All he needs is a moment, to get back to being who he is: Dominic Groome, loving husband and father of two, currently residing at 21 Sunbird Drive and a partner in one of the most prestigious investment firms in South Africa. It’s going to take him all week to find the parts of him that went flying when they visited Noah and put them back into place, rebuild his carefully constructed self. And then, just as he manages to slot the last piece back where it belongs, it will be time to visit his son again, and it’ll be back to square one.

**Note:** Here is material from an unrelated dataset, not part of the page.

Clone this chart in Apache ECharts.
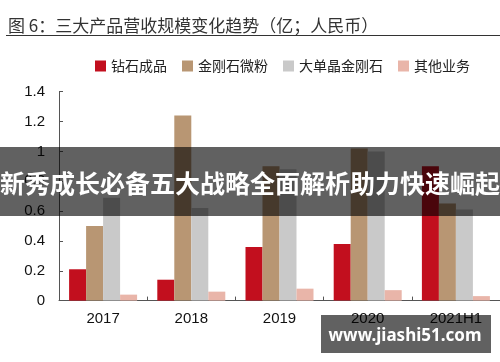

Tonight, though, he just needs to be calm, calm enough to go to his wife and tell her he’s sorry, and that of course he should have spoken to his son. Agree with her when she says his behaviour over the last few weeks has been impossible. And no, of course it’s not Noah’s fault that he’s where he is, and that he doesn’t know what comes over him or why he’s acting like this.
It’s not Kate’s fault that he is who he is and it’s not Maddie’s and it’s not Noah’s. The son whom he can no longer touch. Not now. Not where he is now. It’s his fault. How can a man who was once a boy who was abandoned by his mother and father be anything other than a failure? As a father, a cesspool rather than a gene pool, as a husband, a complete let-down? Dominic’s blood is blighted, he’s sure of it, and he’s passed on his terrible genes and his terrible self to his son.